RON: How are The Rolling Stones faring in the digital age?

RICH: I don’t know. I haven’t really kept up on Spotify and all that stuff. The Rolling Stones are good for life, because the way that artists make money now -- the way they’re told to make money, which seems really wrong -- is by doing shows.

As far as being a live act, they’re constantly touring and performing. They have to be in the top two or three moneymakers in the world, so they make as much money as they’ve ever made. I’m sure they just don’t make it on records. They make it on concerts and merchandise.

You have to figure out other ways to make money, and they’re perfectly situated for that, actually. Whereas, if you are The Rolling Stones in 1963, you have a big problem.

RON: Originally, The Stones were marketed as the antithesis to The Beatles: bad boys who wanted to do more than just hold your hand. Ironically, The Beatles were working-class blokes whose act was cleaned up; The Stones were essentially middle-class school boys who were promoted as dangerous gutter rats.

RICH: Only because that niche was the only one left. [Unlike The Beatles], they didn’t have to worry about their clothes. They could do whatever they wanted. The worse they were behaving, the better they behaved, in a way.

RON: You’re already a huge Stones fan, but in the course of your research, what surprised you?

RICH: This was a little thing, but I found it pretty amazing: it was about Brian Jones, who was the first Stones guitar player when they started the band. He’s the one who got them going, and he’s the one who died young. He was one of the early guys who was kind of an LSD casualty. He was convinced that two Bob Dylan songs were about him: “Ballad of a Thin Man” [“do you, Mr. Jones?”]. He was convinced that it was Bob Dylan making fun of him. The other Dylan song was “Like A Rolling Stone.” [Jones] gives the sense of what it’s like to be really paranoid, a mind coming undone.

RON: We perceive The Stones differently, depending on which era we’re seeing and hearing them. Today, we do not have that rebellious, shocking 1965 perception of them. Do we owe this to time and money?

RICH: The Rolling Stones, as they exist in their music, cease to exist somewhere around 1985. They came back together as more of a corporation. That really became clear to me when I went back and looked at it. Everybody wants the fantasy. I just accepted the fantasy because it’s more interesting. That The Rolling Stones are now acting, pretending -- that was a real surprise for me.

RON: Looking at the bigger picture, is rock dead?

RICH: I’m not incredibly plugged in. There are great bands who are not old. There are great young bands. The great songs are as great as any songs ever. But what I think is missing is the idea of there being energy and movement and an avant garde and a whole group of bands pushing each other. That doesn’t exist anymore.

That energy is a really useful energy -- of a revolution -- and I think that energy has just passed to other industries. More like Silicon Valley, computer games, television, movies.
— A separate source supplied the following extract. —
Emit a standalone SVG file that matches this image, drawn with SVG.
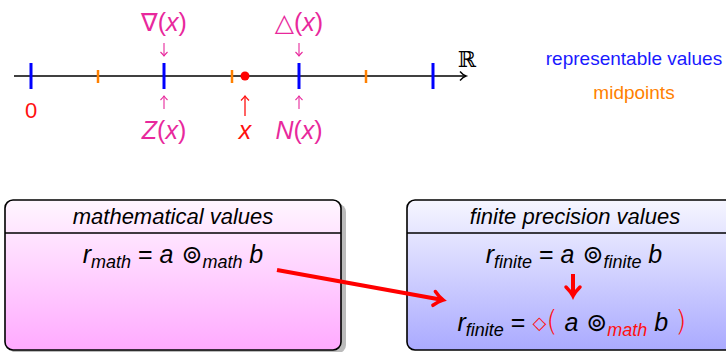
<svg xmlns="http://www.w3.org/2000/svg" width="726" height="352" viewBox="0 0 726 352">
<defs>
<linearGradient id="gm" x1="0" y1="0" x2="0" y2="1"><stop offset="0" stop-color="#fff6ff"/><stop offset="1" stop-color="#ffaaff"/></linearGradient>
<linearGradient id="gf" x1="0" y1="0" x2="0" y2="1"><stop offset="0" stop-color="#f6f6ff"/><stop offset="1" stop-color="#aaaaff"/></linearGradient>
<marker id="ax" markerWidth="12" markerHeight="12" refX="8" refY="6" orient="auto" markerUnits="userSpaceOnUse"><path d="M2,1.5 Q5,5 8,6 Q5,7 2,10.5" fill="none" stroke="#000" stroke-width="1.4"/></marker>
<marker id="ra" markerWidth="20" markerHeight="20" refX="12" refY="10" orient="auto" markerUnits="userSpaceOnUse"><path d="M3,3 Q8,8 12,10 Q8,12 3,17" fill="none" stroke="#ff0000" stroke-width="3.5" stroke-linecap="round"/></marker>
<marker id="pa" markerWidth="10" markerHeight="10" refX="6" refY="5" orient="auto" markerUnits="userSpaceOnUse"><path d="M2,1.5 Q4.5,4 6,5 Q4.5,6 2,8.5" fill="none" stroke="#e8289c" stroke-width="1.1"/></marker>
<marker id="rs" markerWidth="10" markerHeight="10" refX="6" refY="5" orient="auto" markerUnits="userSpaceOnUse"><path d="M1.5,1 Q4.5,4 6,5 Q4.5,6 1.5,9" fill="none" stroke="#ff1010" stroke-width="1.3"/></marker>
</defs>
<style>
.s{font-family:"Liberation Sans","DejaVu Sans",sans-serif}
.dj{font-family:"DejaVu Sans",sans-serif}
.it{font-style:italic}
.pk{fill:#e8289c}
.rd{fill:#ff1010}
.bt{stroke:#0000ff;stroke-width:3}
.ot{stroke:#ff8000;stroke-width:2.5}
.pl{stroke:#e8289c;stroke-width:1.1;marker-end:url(#pa)}
.box{stroke:#000;stroke-width:1.6}
.sh{fill:#bbbbbb}
</style>
<g id="axis">
<line x1="14" y1="76" x2="466" y2="76" stroke="#000" stroke-width="1.5" marker-end="url(#ax)"/>
<line class="bt" x1="31" y1="63" x2="31" y2="89"/>
<line class="bt" x1="164" y1="63" x2="164" y2="89"/>
<line class="bt" x1="299" y1="63" x2="299" y2="89"/>
<line class="bt" x1="433" y1="63" x2="433" y2="89"/>
<line class="ot" x1="98" y1="70" x2="98" y2="83"/>
<line class="ot" x1="232" y1="70" x2="232" y2="83"/>
<line class="ot" x1="366" y1="70" x2="366" y2="83"/>
<circle cx="245" cy="76" r="4.5" fill="#ff0000"/>
<text x="467" y="67" font-family="DejaVu Serif,serif" font-size="22" text-anchor="middle">ℝ</text>
</g>
<g id="labels" class="s">
<text x="31" y="118" class="rd" font-size="22" text-anchor="middle">0</text>
<text x="164" y="31" class="pk" font-size="25" text-anchor="middle">∇(<tspan class="it">x</tspan>)</text>
<line class="pl" x1="164" y1="43" x2="164" y2="56"/>
<line class="pl" x1="164" y1="109" x2="164" y2="96"/>
<text x="164" y="139" class="pk" font-size="25" text-anchor="middle"><tspan class="it">Z</tspan>(<tspan class="it">x</tspan>)</text>
<text x="299" y="31" class="pk" font-size="25" text-anchor="middle">△(<tspan class="it">x</tspan>)</text>
<line class="pl" x1="299" y1="43" x2="299" y2="56"/>
<line class="pl" x1="299" y1="109" x2="299" y2="96"/>
<text x="299" y="139" class="pk" font-size="25" text-anchor="middle"><tspan class="it">N</tspan>(<tspan class="it">x</tspan>)</text>
<line x1="245" y1="116" x2="245" y2="96" stroke="#ff1010" stroke-width="1.3" marker-end="url(#rs)"/>
<text x="245" y="139" class="rd it" font-size="25" text-anchor="middle">x</text>
<text x="634" y="65" fill="#1a1aff" font-size="19" text-anchor="middle">representable values</text>
<text x="634" y="99" fill="#ff8000" font-size="19" text-anchor="middle">midpoints</text>
</g>
<g id="math-box" class="s">
<rect class="sh" x="9" y="204" width="337" height="149" rx="8"/>
<rect class="box" x="5" y="200" width="336" height="150" rx="8" fill="url(#gm)"/>
<line class="box" x1="5" y1="233" x2="341" y2="233"/>
<text x="173" y="224" class="it" font-size="22" text-anchor="middle">mathematical values</text>
<text x="173" y="263" font-size="25" text-anchor="middle"><tspan class="it">r</tspan><tspan class="it" font-size="18" dy="5">math</tspan><tspan dy="-5"> = </tspan><tspan class="it">a</tspan><tspan class="dj"> ⊚</tspan><tspan class="it" font-size="18" dy="5">math</tspan><tspan class="it" dy="-5"> b</tspan></text>
</g>
<g id="finite-box" class="s">
<rect class="box" x="407" y="200" width="330" height="150" rx="8" fill="url(#gf)"/>
<line class="box" x1="407" y1="233" x2="726" y2="233"/>
<text x="575" y="224" class="it" font-size="22" text-anchor="middle">finite precision values</text>
<text x="574" y="263" font-size="25" text-anchor="middle"><tspan class="it">r</tspan><tspan class="it" font-size="18" dy="5">finite</tspan><tspan dy="-5"> = </tspan><tspan class="it">a</tspan><tspan class="dj"> ⊚</tspan><tspan class="it" font-size="18" dy="5">finite</tspan><tspan class="it" dy="-5"> b</tspan></text>
<text x="572" y="331" font-size="25" text-anchor="middle"><tspan class="it">r</tspan><tspan class="it" font-size="18" dy="5">finite</tspan><tspan dy="-5"> = </tspan><tspan class="rd" font-size="18" dy="-2">◇</tspan><tspan class="rd dj" font-size="29" font-weight="200" dy="2">(</tspan><tspan class="it"> a</tspan><tspan class="dj"> ⊚</tspan><tspan class="it rd" font-size="18" dy="5">math</tspan><tspan class="it" dy="-5"> b </tspan><tspan class="rd dj" font-size="29" font-weight="200">)</tspan></text>
</g>
<g id="connectors">
<line x1="277" y1="270" x2="443" y2="300" stroke="#ff0000" stroke-width="4" marker-end="url(#ra)"/>
<line x1="573" y1="274" x2="573" y2="296" stroke="#ff0000" stroke-width="4" marker-end="url(#ra)"/>
</g>
</svg>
For whatever reason, rock and roll kind of died, in my opinion.

Nirvana was the last band where it felt like they were going to say something in their new record that was going to change your life, and it’s something so vital and important -- they can tell you how to live, how to get through your life. People don’t expect that from music anymore.

RON: What is it about The Stones at the apex of their creativity and popularity in the ‘60s that consistently gives meaning?

RICH: It was just a moment. People didn’t expect that from music before that. If you listen to the popular music of the 1940s, they didn’t expect “this song is going to tell me how to live my life.” But [in the ‘60s], youth culture got caught up with rock bands that got caught up with literature, and it became this driving force that had these great artists pushing each other, and that just kind of petered out.

It doesn’t exist like it did, and it’s harder to find the music, because there is no center. There are no Beatles and Rolling Stones driving each other. There are a lot of little niches. Basically, you’re on your own. You gotta find your own way to live.